Maybe. I guess you should ask yourself what you want in life. If it’s to make a positive difference, this is probably one of the best ways of doing so. If it’s for yourself to be happy, I’d actually argue you should still make a pledge. Anecdotally, I am much more happy after I first made a smaller pledge last year, and I feel no regret or worry about doing this today. I feel like I’m making a real difference, and that feels good.
Also, someone earning $100,000 a year is only marginally more satisfied than someone earning $50,000 a year. An individual earning $100,000 but giving half would arguably be quite a bit happier than someone who just earned $50,000 a year too. At about $40,000, other factors, such as health, relationships and a sense of purpose contribute more to happiness than income.
Have you ever felt like you have to work harder so you can buy more ‘stuff’? This is a concept called the ‘hedonic treadmill’. You can keep buying stuff and not really increase your happiness.

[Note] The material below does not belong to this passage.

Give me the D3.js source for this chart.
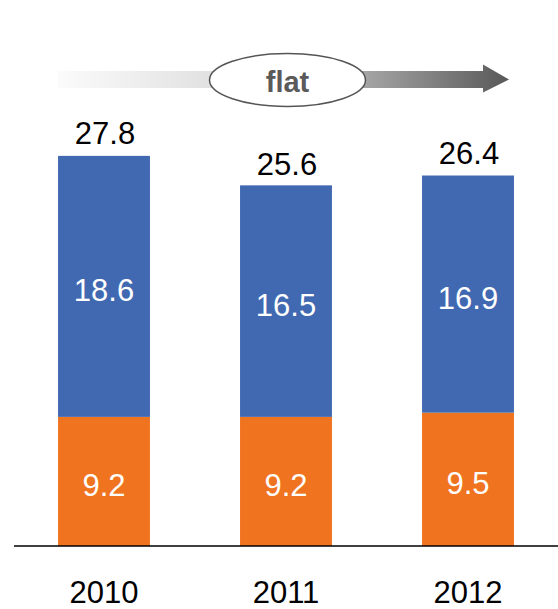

As I say, it did take me 18 months between hearing about such pledges and making this one. I would definitely encourage making a smaller pledge (Giving What We Can have suggested 1% for the first year), and increasing that if (or when) you’re convinced it’s manageable/makes you happier.
Any tips for saving money?
Totally. Toast sandwiches are delicious and are one of the cheapest meals per calorie (don’t use dairy butter though folks).
But seriously, Mr. Money Mustache is a great blog on reducing your spending in creative ways and investing wisely.
Budget yourself, and just don’t spend money on crap you don’t need.
I still think you’re kind of weird
Perhaps, but I think it’s a good weird. Plus, more and more people are doing this!